Singkatnya, ada enam jenis informasi untuk memenuhi enam kebutuhan "user":
- Update me.
Biasanya adalah informasi yang menyajikan fakta. Menjawab pertanyaan, "Apa yang terjadi?", "Bagaimana detilnya?". Format yang sering digunakan adalah 5W+1H.
2. Keep me on trend
Seringnya terkait dengan apa yang sedang tren di media sosial. Media biasanya mengangkat "Apa yang orang katakan di media sosial terkait sebuah isu atau kejadian?"
Sering kan melihat yang sepeti ini? Dan ternyata kebutuhan publik untuk mengikuti tren juga besar. Biasanya karena dua alasan: 1. Ingin punya bahan ketika sewaktu-waktu terlibat dalam percakapan tentang topik tersebut; 2. Memahami alasan di balik sebuah hastag tertentu bisa muncul di media sosial.
3. Give me perspective
Tidak semua orang dapat langsung memahami bagaimana sebuah kejadian berdampak bagi mereka. Apa manfaatnya untuk mereka? Sisi ini biasanya diisi oleh pendapat dari pengamat, pakar, atau narasumber dari berbagai sisi.
4. Educate me
Informasi jenis ini sering kali bisa menjadi konten yang tahan lama atau evergreen. Jenis konten ini antara lain tentang Bagaimana caranya atau How to; Berisi daftar sesuatu; Tanya jawab satu topik atau Q & A; sampai menjelaskan sebuah proses.
5. Inspire me
Orang biasanya suka sesuatu yang menginspirasi. Tentang bagaimana ada orang yang berjuang mengatasi persoalan tertentu, mencapai sesuatu, atau melakukan hal-hal yang berdampak baik pada orang banyak. Dalam jurnalisme, konten ini kadang disebut sebagai "Jurnalisme Solusi".
6. Divert me
Tidak semua orang suka terus-menerus mengonsumsi sesuatu yang serius. Sesekali perlu "dialihkan" ke sesuatu yang membuat tergelitik. Sesuatu yang mengejutkan, lucu, atau kadang receh. Meskipun itu sebenarnya masih menyangkut sesuatu yang serius.

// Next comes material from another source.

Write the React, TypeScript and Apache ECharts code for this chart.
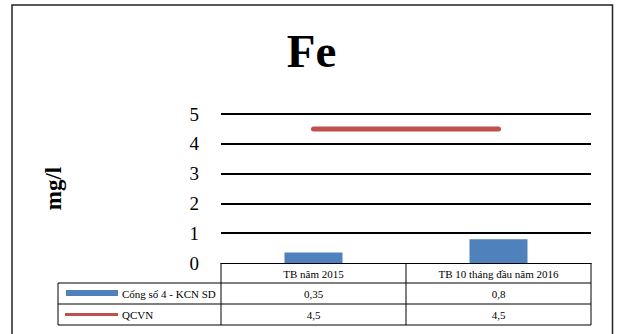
import React, { useEffect, useRef } from "react";
import * as echarts from "echarts";

const chartTitle = "Fe";
const unitLabel = "mg/l";
const categories = ["TB năm 2015", "TB 10 tháng đầu năm 2016"];
const seriesNames = ["Cống số 4 - KCN SD", "QCVN"];
const drainValues = [0.35, 0.8];
const limitValues = [4.5, 4.5];
const yMin = 0;
const yMax = 5;
const yInterval = 1;

const BLUE = "#4F81BD";
const RED = "#C0504D";
const FONT = "'Liberation Serif', 'Times New Roman', 'DejaVu Serif', serif";

const fmt = (v: number) => String(v).replace(".", ",");

export default function App() {
  const ref = useRef<HTMLDivElement>(null);
  useEffect(() => {
    if (!ref.current) return;
    const chart = echarts.init(ref.current, null, { renderer: "svg" });
    const gridLeft = 221;
    const gridRight = 591;
    const gridTop = 114;
    const gridBottom = 263;
    chart.setOption({
      animation: false,
      backgroundColor: "#fff",
      textStyle: { fontFamily: FONT },
      title: {
        text: chartTitle,
        left: "center",
        top: 27,
        padding: 0,
        textStyle: { fontFamily: FONT, fontSize: 47, fontWeight: "bold", color: "#000" },
      },
      grid: { left: gridLeft, right: 623 - gridRight, top: gridTop, bottom: 334 - gridBottom },
      xAxis: {
        type: "category",
        data: categories,
        axisLine: { show: true, lineStyle: { color: "#000", width: 1 } },
        axisTick: { show: false },
        axisLabel: { color: "#000", fontSize: 11, fontFamily: FONT, margin: 5, interval: 0 },
      },
      yAxis: {
        type: "value",
        min: yMin,
        max: yMax,
        interval: yInterval,
        name: unitLabel,
        nameLocation: "middle",
        nameRotate: 90,
        nameGap: 156,
        nameTextStyle: { fontFamily: FONT, fontSize: 23, fontWeight: "bold", color: "#000" },
        axisLine: { show: false },
        axisTick: { show: false },
        axisLabel: { color: "#000", fontSize: 19, fontFamily: FONT, margin: 22 },
        splitLine: {
          show: true,
          lineStyle: { color: "#000", width: 2 },
          showMinLine: false,
        },
      },
      series: [
        {
          name: seriesNames[0],
          type: "bar",
          data: drainValues,
          barWidth: 58,
          itemStyle: { color: BLUE },
        },
        {
          name: seriesNames[1],
          type: "line",
          data: limitValues,
          showSymbol: false,
          symbol: "none",
          lineStyle: { color: RED, width: 5, cap: "round" },
          itemStyle: { color: RED },
        },
      ],
    });

    const centers = categories.map((c) => chart.convertToPixel({ xAxisIndex: 0 }, c) as number);
    const colSplit = (centers[0] + centers[1]) / 2;
    const tableLeft = 58;
    const row1Top = 283;
    const row2Top = 304;
    const tableBottom = 325;
    const line = (x1: number, y1: number, x2: number, y2: number) => ({
      type: "line",
      shape: { x1, y1, x2, y2 },
      style: { stroke: "#000", lineWidth: 1 },
      silent: true,
    });
    const cellText = (text: string, x: number, y: number, align = "center") => ({
      type: "text",
      x,
      y,
      style: {
        text,
        fill: "#000",
        fontSize: 11,
        fontFamily: FONT,
        align,
        verticalAlign: "middle",
      },
      silent: true,
    });
    const graphics: any[] = [
      {
        type: "rect",
        shape: { x: 12, y: 5, width: 600.5, height: 345 },
        style: { fill: "none", stroke: "#222", lineWidth: 1.5 },
        silent: true,
      },
      line(gridLeft, gridBottom, gridLeft, tableBottom),
      line(colSplit, gridBottom, colSplit, tableBottom),
      line(gridRight, gridBottom, gridRight, tableBottom),
      line(tableLeft, row1Top, gridRight, row1Top),
      line(tableLeft, row2Top, gridRight, row2Top),
      line(tableLeft, tableBottom, gridRight, tableBottom),
      line(tableLeft, row1Top, tableLeft, tableBottom),
      {
        type: "rect",
        shape: { x: 66, y: 290, width: 52, height: 6 },
        style: { fill: BLUE },
        silent: true,
      },
      {
        type: "line",
        shape: { x1: 65, y1: 314.5, x2: 118, y2: 314.5 },
        style: { stroke: RED, lineWidth: 3 },
        silent: true,
      },
      cellText(seriesNames[0], 122, (row1Top + row2Top) / 2, "left"),
      cellText(seriesNames[1], 122, (row2Top + tableBottom) / 2, "left"),
    ];
    drainValues.forEach((v, i) => graphics.push(cellText(fmt(v), centers[i], (row1Top + row2Top) / 2)));
    limitValues.forEach((v, i) => graphics.push(cellText(fmt(v), centers[i], (row2Top + tableBottom) / 2)));
    chart.setOption({ graphic: graphics });

    return () => chart.dispose();
  }, []);
  return (
    <div
      ref={ref}
      style={{ position: "fixed", left: 0, top: 0, width: 623, height: 334, background: "#fff" }}
    />
  );
}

Itulah enam "kebutuhan user" sekaligus enam jenis konten untuk mereka. Satu topik bisa didekati sekaligus dengan keenamnya.

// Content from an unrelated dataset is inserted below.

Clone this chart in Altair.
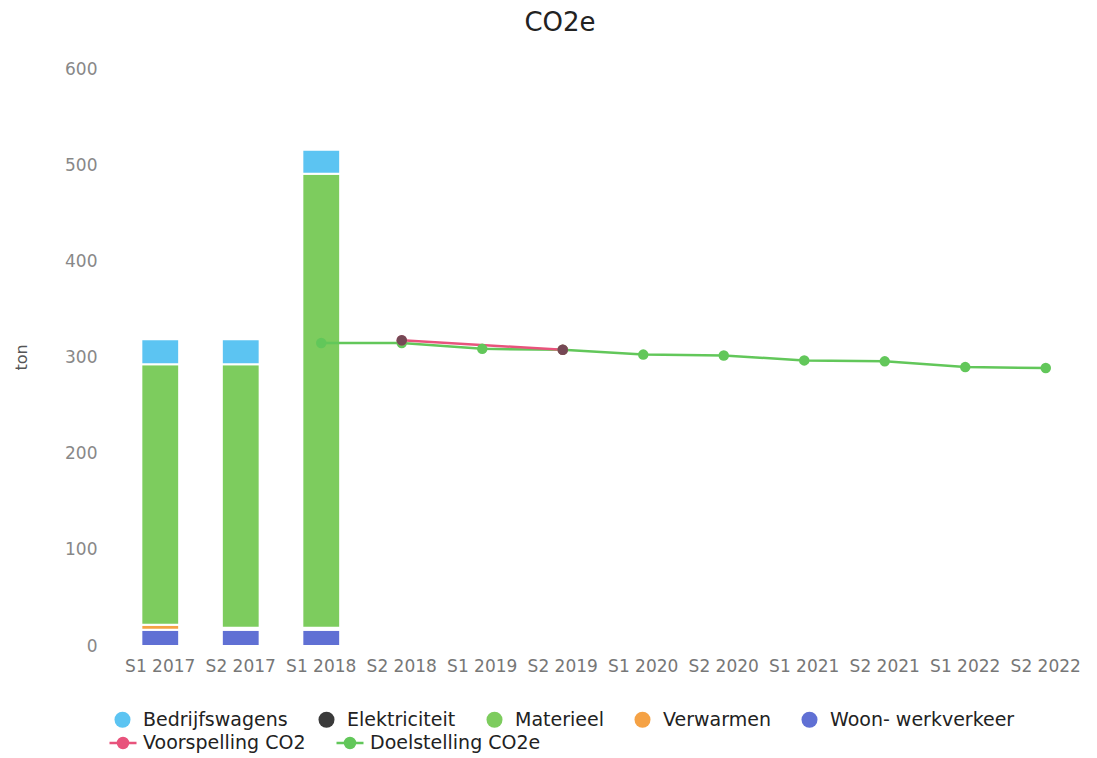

Misalnya, beberapa waktu lalu publik dikejutkan dengan tenggelam dan meninggalnya putera Gubernur Jawa Barat Ridwan Kamil, Emmeril Khan Mumtaz, di Sungat Aare, Swiss.
Pada saat berita baru muncul, publik bertanya-tanya bagaimana kejadiannya? Bersama siapa saja? Sedang apa di Swiss? Seperti apa proses pencariannya? dan seterusnya hingga jenazah ditemukan, dibawa pulang ke Indoensia, dan dimakamkan di Kabupaten Bandung. Setiap update beritanya selalu ditunggu oleh publik. Di sinilah hardnews sangat dinanti-nanti.
Saat perhatian publik begitu besar, percakapan di media sosial tentang peristiwa ini pun mengalami peningkatan. Ada banyak hal menarik bisa dikutip dari sana.
Dan ternyata perhatian yang sangat besar ini pun bisa dianalisis dari berbagai perspektif. Maka komentar analis, pakar, pengamat atau bahkan orang biasa yang dianggap mewakili pendapat masyarakat pun bisa diangkat untuk menambahkan perspektif dari satu peristiwa.
Kecelakaan putra Gubernur inipun dapat dijadikan pelajaran bagi publik, apalagi banyak sungai dan destinasi wisata berbasis air di Indonesia. Sehingga muncul juga konten tentang bagaimana saat mengalami situasi tak terduga ketika berada di sungai atau obyek wisata air.
Ternyata juga banyak sisi menarik dari sosok Emmeril. Kepedulian sosialnya, inisiatif, kreatifitas, dan sisi-sisi lain yang selama ini tidak terlihat menjadi menarik untuk diangkat untuk menjadi inspirasi.
Meskipun suasana sedang berduka dan genting, ternyata masih ada hal-hal "unik" yang muncul. Hal ini pun juga bisa diangkat, seperti pada pada cerita ini di berita ini: https://www.tvonenews.com/daerah/jabar/47131-cerita-ridwan-kamil-malah-dapat-ucapan-selamat-lebaran-dan-dikira-halal-bihalal-saat-pemakaman-eril-netizen-kudu-terharu-apa-ketawa-nih
Seperti itulah kira-kira. Satu topik bisa dibuat berita atau ceritanya dengan enam pendekatan.
Cara ini relatif berguna bagi siapapun yang ingin mengembangkan ide, membangun cerita, dan menyajikan informasi. Tentu saja, termasuk bagi media. Kami pun di GNFI juga melakukannya.
Dan soal viral. Sebenarnya mayoritas konten viral umurnya sangat pendek. Mendadak booming kemudian sirna, lalu orang lupa.
Konten seperti ini bukan tujuan kami.